== Listed entries ==
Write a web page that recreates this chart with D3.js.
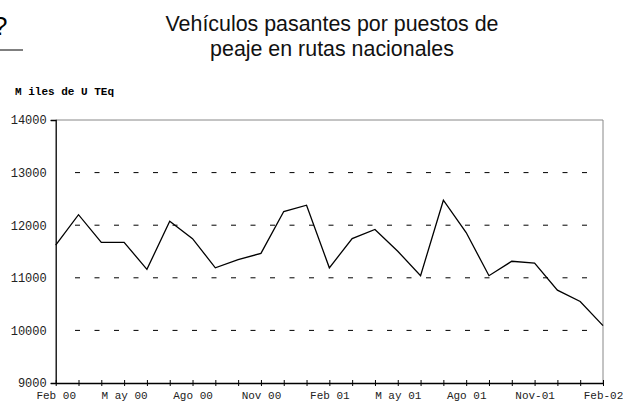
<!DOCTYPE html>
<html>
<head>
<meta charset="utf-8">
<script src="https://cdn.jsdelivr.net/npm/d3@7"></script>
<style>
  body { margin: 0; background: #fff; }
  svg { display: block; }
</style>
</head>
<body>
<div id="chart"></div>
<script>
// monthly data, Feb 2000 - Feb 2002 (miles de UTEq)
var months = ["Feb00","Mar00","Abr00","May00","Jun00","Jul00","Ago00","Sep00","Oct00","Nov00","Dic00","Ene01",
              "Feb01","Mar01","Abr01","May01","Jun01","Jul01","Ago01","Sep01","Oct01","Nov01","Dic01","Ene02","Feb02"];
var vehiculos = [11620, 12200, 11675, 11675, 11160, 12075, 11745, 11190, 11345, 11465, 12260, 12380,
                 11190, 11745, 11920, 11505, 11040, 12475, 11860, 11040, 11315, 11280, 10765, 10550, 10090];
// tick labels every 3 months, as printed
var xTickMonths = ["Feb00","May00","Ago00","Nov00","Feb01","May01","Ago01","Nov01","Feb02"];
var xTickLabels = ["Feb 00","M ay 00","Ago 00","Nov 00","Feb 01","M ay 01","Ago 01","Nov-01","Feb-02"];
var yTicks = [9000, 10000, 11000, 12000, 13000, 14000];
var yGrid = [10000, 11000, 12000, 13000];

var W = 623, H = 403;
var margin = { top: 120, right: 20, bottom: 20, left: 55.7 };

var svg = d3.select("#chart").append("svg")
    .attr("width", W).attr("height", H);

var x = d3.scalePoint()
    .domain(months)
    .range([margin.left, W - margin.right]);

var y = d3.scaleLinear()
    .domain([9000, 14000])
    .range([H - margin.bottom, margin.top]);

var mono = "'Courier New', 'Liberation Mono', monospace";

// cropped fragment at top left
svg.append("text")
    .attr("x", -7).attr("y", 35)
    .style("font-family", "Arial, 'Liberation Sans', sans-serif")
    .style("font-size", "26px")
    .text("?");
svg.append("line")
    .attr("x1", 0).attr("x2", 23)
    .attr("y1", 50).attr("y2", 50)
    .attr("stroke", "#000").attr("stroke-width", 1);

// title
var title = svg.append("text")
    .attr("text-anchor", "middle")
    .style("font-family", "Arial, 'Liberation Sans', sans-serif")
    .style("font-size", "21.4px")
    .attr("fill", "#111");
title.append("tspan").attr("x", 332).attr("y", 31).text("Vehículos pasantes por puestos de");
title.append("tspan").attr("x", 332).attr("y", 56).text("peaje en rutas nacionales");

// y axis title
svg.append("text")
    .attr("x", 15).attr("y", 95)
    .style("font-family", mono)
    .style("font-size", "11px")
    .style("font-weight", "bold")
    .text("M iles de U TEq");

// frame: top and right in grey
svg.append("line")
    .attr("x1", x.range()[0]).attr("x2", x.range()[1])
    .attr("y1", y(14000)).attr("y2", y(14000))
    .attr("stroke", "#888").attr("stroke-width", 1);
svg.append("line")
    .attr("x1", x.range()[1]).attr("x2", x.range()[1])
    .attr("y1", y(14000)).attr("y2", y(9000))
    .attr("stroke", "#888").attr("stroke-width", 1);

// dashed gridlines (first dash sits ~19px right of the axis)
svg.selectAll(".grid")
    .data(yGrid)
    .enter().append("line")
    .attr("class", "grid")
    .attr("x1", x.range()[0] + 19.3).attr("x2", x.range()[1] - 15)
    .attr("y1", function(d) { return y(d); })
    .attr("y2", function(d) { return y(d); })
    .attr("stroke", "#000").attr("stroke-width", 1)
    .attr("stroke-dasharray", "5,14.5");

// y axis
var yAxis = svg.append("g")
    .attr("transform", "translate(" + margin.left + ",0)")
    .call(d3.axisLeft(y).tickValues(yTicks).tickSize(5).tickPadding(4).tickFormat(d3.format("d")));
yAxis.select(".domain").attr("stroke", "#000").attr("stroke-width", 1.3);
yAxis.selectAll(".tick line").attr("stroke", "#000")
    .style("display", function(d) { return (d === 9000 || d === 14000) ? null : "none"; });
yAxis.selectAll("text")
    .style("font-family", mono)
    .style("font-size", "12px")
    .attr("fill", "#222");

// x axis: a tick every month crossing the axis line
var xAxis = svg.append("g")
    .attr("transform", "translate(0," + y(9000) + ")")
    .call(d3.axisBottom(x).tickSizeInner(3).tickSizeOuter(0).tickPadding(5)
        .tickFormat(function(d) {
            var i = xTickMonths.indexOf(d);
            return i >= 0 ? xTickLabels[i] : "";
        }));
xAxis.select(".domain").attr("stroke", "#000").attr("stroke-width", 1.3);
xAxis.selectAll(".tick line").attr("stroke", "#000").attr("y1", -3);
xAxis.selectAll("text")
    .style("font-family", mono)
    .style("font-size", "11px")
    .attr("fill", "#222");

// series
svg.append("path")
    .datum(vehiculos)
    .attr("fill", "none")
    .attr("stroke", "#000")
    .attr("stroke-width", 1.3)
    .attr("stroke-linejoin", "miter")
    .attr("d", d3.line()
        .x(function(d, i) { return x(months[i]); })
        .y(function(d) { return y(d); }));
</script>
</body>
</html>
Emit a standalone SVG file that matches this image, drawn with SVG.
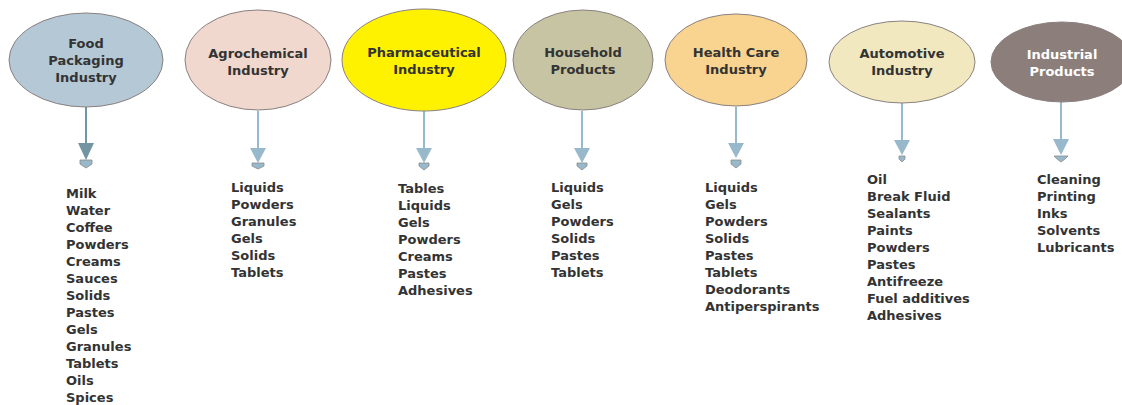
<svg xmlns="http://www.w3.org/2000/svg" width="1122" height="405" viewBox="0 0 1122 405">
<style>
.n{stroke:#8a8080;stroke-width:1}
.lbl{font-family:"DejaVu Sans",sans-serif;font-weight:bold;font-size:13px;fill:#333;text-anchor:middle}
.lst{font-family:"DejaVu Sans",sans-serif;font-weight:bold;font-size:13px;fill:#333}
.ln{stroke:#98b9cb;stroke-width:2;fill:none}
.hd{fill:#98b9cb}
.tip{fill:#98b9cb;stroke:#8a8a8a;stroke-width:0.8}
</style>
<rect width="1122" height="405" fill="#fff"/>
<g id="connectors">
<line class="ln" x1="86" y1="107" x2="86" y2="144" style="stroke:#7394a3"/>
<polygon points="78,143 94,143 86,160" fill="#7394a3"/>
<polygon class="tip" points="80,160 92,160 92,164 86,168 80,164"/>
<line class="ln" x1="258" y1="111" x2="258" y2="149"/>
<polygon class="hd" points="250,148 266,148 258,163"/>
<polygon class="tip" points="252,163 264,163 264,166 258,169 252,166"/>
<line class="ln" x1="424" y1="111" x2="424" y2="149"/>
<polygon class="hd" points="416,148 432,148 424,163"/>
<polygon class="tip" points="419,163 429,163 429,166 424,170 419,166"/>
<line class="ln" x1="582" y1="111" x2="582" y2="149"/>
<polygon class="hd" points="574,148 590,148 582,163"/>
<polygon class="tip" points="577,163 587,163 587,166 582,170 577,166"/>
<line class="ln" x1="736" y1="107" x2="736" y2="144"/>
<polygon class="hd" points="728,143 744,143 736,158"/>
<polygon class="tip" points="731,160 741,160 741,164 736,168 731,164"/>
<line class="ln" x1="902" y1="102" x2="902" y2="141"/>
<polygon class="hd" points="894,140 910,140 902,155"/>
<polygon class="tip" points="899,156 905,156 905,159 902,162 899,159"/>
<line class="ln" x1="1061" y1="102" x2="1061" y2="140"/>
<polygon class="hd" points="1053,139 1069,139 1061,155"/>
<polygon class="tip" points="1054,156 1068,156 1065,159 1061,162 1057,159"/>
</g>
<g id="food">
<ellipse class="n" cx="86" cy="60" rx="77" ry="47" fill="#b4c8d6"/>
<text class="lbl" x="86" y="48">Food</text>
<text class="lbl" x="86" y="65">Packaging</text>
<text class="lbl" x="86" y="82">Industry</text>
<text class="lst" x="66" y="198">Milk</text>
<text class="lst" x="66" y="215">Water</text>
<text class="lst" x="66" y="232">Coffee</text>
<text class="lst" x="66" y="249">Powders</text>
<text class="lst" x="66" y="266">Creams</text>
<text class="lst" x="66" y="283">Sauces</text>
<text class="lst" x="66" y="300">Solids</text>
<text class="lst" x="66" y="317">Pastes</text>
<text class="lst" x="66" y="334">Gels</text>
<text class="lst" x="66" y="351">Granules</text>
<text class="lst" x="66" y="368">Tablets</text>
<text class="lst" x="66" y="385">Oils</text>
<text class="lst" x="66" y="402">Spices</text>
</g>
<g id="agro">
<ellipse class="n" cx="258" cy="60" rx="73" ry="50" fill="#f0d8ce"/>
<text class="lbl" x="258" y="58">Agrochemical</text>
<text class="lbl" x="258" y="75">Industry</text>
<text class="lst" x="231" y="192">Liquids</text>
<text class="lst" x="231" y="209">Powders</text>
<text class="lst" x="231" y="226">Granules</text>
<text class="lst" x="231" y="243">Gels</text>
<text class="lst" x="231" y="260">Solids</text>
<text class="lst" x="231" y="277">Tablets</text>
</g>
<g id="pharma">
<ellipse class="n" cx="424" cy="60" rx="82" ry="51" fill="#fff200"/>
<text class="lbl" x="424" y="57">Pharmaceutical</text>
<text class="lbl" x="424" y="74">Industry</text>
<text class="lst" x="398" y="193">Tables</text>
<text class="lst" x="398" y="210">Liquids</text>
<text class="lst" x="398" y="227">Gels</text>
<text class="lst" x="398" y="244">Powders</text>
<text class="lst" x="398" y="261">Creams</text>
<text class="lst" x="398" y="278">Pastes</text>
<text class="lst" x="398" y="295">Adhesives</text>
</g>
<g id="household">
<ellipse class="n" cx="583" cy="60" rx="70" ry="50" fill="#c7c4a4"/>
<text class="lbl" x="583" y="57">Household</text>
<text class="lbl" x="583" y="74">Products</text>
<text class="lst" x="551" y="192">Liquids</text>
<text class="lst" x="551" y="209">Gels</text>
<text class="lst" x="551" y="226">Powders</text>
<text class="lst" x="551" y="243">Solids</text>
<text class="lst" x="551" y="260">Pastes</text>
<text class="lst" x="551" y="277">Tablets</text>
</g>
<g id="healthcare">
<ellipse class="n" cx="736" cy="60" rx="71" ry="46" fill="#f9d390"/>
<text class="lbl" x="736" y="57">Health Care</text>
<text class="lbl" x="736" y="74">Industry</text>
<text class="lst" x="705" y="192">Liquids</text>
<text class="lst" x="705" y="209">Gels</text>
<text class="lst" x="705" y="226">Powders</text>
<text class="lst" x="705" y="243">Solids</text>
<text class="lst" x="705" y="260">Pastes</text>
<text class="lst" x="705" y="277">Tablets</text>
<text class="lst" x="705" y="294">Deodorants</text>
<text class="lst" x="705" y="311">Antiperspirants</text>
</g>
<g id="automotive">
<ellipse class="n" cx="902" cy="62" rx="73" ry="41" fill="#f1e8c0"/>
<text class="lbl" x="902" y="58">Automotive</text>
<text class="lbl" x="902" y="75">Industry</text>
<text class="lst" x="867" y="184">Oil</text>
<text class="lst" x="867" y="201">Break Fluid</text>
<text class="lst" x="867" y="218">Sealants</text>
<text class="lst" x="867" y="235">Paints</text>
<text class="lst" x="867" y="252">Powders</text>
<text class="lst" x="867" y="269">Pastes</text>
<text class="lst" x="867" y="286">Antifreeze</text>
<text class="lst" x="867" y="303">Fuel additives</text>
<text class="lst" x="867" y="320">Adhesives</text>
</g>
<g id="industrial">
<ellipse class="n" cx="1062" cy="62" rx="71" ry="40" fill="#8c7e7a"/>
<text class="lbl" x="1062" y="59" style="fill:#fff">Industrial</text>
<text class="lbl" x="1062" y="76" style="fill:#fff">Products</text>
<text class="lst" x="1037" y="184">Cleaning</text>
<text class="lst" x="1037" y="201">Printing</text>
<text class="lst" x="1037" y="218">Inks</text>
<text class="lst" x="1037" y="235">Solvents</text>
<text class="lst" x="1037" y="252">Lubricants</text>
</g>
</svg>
===
(Your task)
Each line in the data that holds the string "chart" should be found and copied.

(Answer to this exercise)
Write a web page that recreates this chart with D3.js.
<div id="chart"></div>
var svg = d3.select("#chart").append("svg")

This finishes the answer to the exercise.